Saturday, November 1, 2008

Still learning

I have learned quite a bit about motors since setting out to rewind mine. First, I was wrong about my old motor being a 2 pole machine. It turns out that most 4 pole motors use something called consequent, or phantom poles, where there are 6 coil groups, 2 for each phase, so identical windings to a 2 pole motor. The difference is, the coil groups opposite each other (in the same phase) are wired to produce the same magnetic polarity, say North, in the air gap. This produces two consequent South poles at 90 degrees to the two North poles, making four total poles for each phase.

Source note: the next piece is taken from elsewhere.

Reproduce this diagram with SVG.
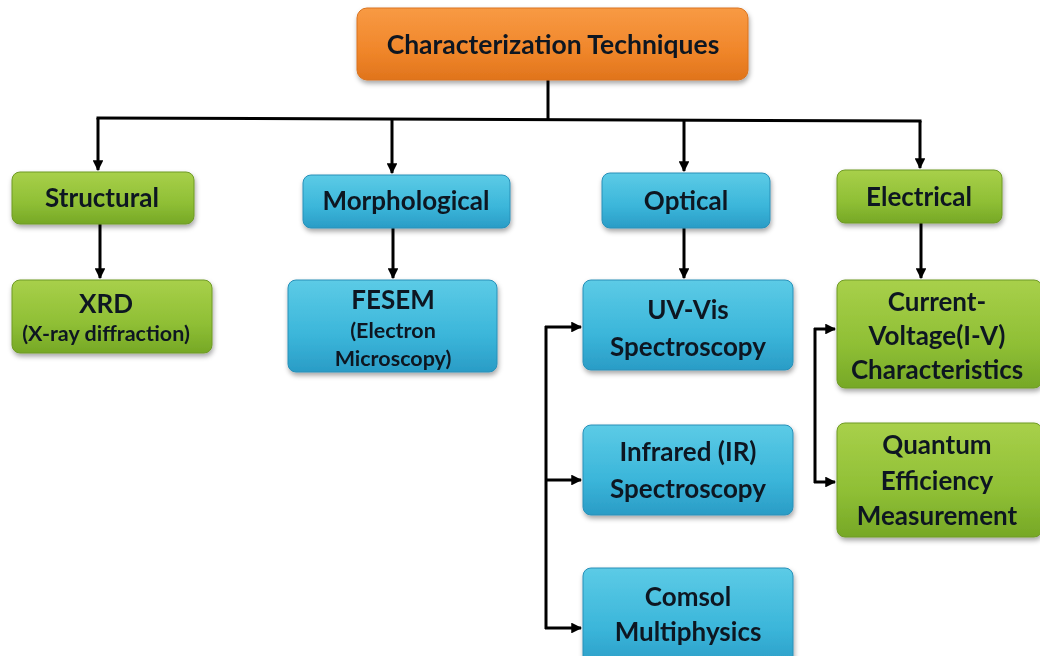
<svg xmlns="http://www.w3.org/2000/svg" width="1040" height="656" viewBox="0 0 1040 656">
  <defs>
    <linearGradient id="gOrange" x1="0" y1="0" x2="0" y2="1">
      <stop offset="0" stop-color="#f89a44"/>
      <stop offset="0.6" stop-color="#f0862a"/>
      <stop offset="1" stop-color="#e0741c"/>
    </linearGradient>
    <linearGradient id="gGreen" x1="0" y1="0" x2="0" y2="1">
      <stop offset="0" stop-color="#a8d04a"/>
      <stop offset="0.6" stop-color="#8fbf35"/>
      <stop offset="1" stop-color="#76a826"/>
    </linearGradient>
    <linearGradient id="gBlue" x1="0" y1="0" x2="0" y2="1">
      <stop offset="0" stop-color="#5ccbe6"/>
      <stop offset="0.6" stop-color="#3bb6da"/>
      <stop offset="1" stop-color="#2a9cc6"/>
    </linearGradient>
    <filter id="shadow" x="-10%" y="-10%" width="120%" height="130%">
      <feDropShadow dx="1" dy="3" stdDeviation="2.5" flood-color="#000" flood-opacity="0.35"/>
    </filter>
    <marker id="arrow" viewBox="0 0 10 10" refX="9" refY="5" markerWidth="3.6" markerHeight="3.6" orient="auto" markerUnits="strokeWidth">
      <path d="M0,0 L10,5 L0,10 Z" fill="#000"/>
    </marker>
    <style>
      .box { filter: url(#shadow); }
      .orange { fill: url(#gOrange); stroke: #d9731e; stroke-width: 1; }
      .green { fill: url(#gGreen); stroke: #6f9a25; stroke-width: 1; }
      .blue { fill: url(#gBlue); stroke: #2890b8; stroke-width: 1; }
      text { font-family: Lato, "Liberation Sans", sans-serif; font-weight: bold; fill: #101820; text-anchor: middle; }
      .lg { font-size: 26.5px; }
      .md { font-size: 26px; }
      .sm { font-size: 21.5px; }
      .conn line, .conn polyline, .conn path { stroke: #000; stroke-width: 3; fill: none; }
      .arr { marker-end: url(#arrow); }
    </style>
  </defs>

  <rect width="1040" height="656" fill="#ffffff"/>

  <!-- connectors -->
  <g id="connectors" class="conn">
    <line x1="548" y1="80" x2="548" y2="119"/>
    <line x1="96.5" y1="118" x2="921.5" y2="121"/>
    <line x1="98" y1="118" x2="98" y2="170" class="arr"/>
    <line x1="392" y1="119" x2="392" y2="173" class="arr"/>
    <line x1="684" y1="120" x2="684" y2="171" class="arr"/>
    <line x1="920" y1="121" x2="920" y2="168" class="arr"/>
    <line x1="100" y1="224" x2="100" y2="278" class="arr"/>
    <line x1="393" y1="228" x2="393" y2="278" class="arr"/>
    <line x1="684" y1="228" x2="684" y2="278" class="arr"/>
    <line x1="921" y1="223" x2="921" y2="278" class="arr"/>
    <!-- optical sub-items -->
    <line x1="546" y1="326" x2="546" y2="629"/>
    <line x1="545" y1="327" x2="581" y2="327" class="arr"/>
    <line x1="546" y1="480" x2="581" y2="480" class="arr"/>
    <line x1="545" y1="628" x2="581" y2="628" class="arr"/>
    <!-- electrical sub-items -->
    <line x1="815" y1="328" x2="815" y2="483"/>
    <line x1="814" y1="329" x2="835" y2="329" class="arr"/>
    <line x1="814" y1="482" x2="835" y2="482" class="arr"/>
  </g>

  <g id="node-root" class="box">
    <rect class="orange" x="357" y="8" width="391" height="72" rx="10"/>
    <text class="lg" x="553" y="54">Characterization Techniques</text>
  </g>

  <g id="node-structural" class="box">
    <rect class="green" x="12" y="172" width="182" height="52" rx="8"/>
    <text class="md" x="102" y="207">Structural</text>
  </g>
  <g id="node-xrd" class="box">
    <rect class="green" x="12" y="280" width="200" height="73" rx="8"/>
    <text class="md" x="106" y="313">XRD</text>
    <text class="sm" x="106" y="341">(X-ray diffraction)</text>
  </g>

  <g id="node-morphological" class="box">
    <rect class="blue" x="303" y="175" width="207" height="53" rx="8"/>
    <text class="md" x="406" y="210">Morphological</text>
  </g>
  <g id="node-fesem" class="box">
    <rect class="blue" x="288" y="280" width="209" height="92" rx="8"/>
    <text class="md" x="393" y="309">FESEM</text>
    <text class="sm" x="393" y="338">(Electron</text>
    <text class="sm" x="393" y="366">Microscopy)</text>
  </g>

  <g id="node-optical" class="box">
    <rect class="blue" x="602" y="173" width="168" height="55" rx="8"/>
    <text class="md" x="686" y="210">Optical</text>
  </g>
  <g id="node-uvvis" class="box">
    <rect class="blue" x="583" y="280" width="210" height="90" rx="8"/>
    <text class="md" x="688" y="319">UV-Vis</text>
    <text class="md" x="688" y="356">Spectroscopy</text>
  </g>
  <g id="node-ir" class="box">
    <rect class="blue" x="583" y="425" width="210" height="90" rx="8"/>
    <text class="md" x="688" y="461">Infrared (IR)</text>
    <text class="md" x="688" y="498">Spectroscopy</text>
  </g>
  <g id="node-comsol" class="box">
    <rect class="blue" x="583" y="568" width="210" height="100" rx="8"/>
    <text class="md" x="688" y="606">Comsol</text>
    <text class="md" x="688" y="641">Multiphysics</text>
  </g>

  <g id="node-electrical" class="box">
    <rect class="green" x="837" y="170" width="165" height="53" rx="8"/>
    <text class="md" x="919" y="206">Electrical</text>
  </g>
  <g id="node-iv" class="box">
    <rect class="green" x="837" y="280" width="205" height="108" rx="8"/>
    <text class="md" x="937" y="311">Current-</text>
    <text class="md" x="937" y="345">Voltage(I-V)</text>
    <text class="md" x="937" y="379">Characteristics</text>
  </g>
  <g id="node-qe" class="box">
    <rect class="green" x="837" y="423" width="205" height="114" rx="8"/>
    <text class="md" x="937" y="454">Quantum</text>
    <text class="md" x="937" y="490">Efficiency</text>
    <text class="md" x="937" y="525">Measurement</text>
  </g>
</svg>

As far as the rewinding, I have put that off. I have bought a nicer motor-- aluminum frame, inverter duty, and will probably rewind eventually. For now, though, I will convert it from star to delta topology, which is as simple as bringing the central star point out in three leads. This has the effect of converting a 208 volt motor to 120 volts, meaning I can run at 3033 rpm instead of 1750 at full (240) volts. This means I can run the motor at 10 Hp continuous instead of the 5.5 rated. Since peak torque is roughly 2.5 times rated torque for a motor of this type, I should be able to get 25 Hp peak. How long I can keep that up will depend on my cooling scheme, which I haven't really settled.

1 comment:

Woody said...

The old phantom pole trick aye?

Nasty surprises when you go from textbook to reality :-)

I wonder if larger motors are the same - it would give an easy switch from 4 to 2 pole for some high-revving action.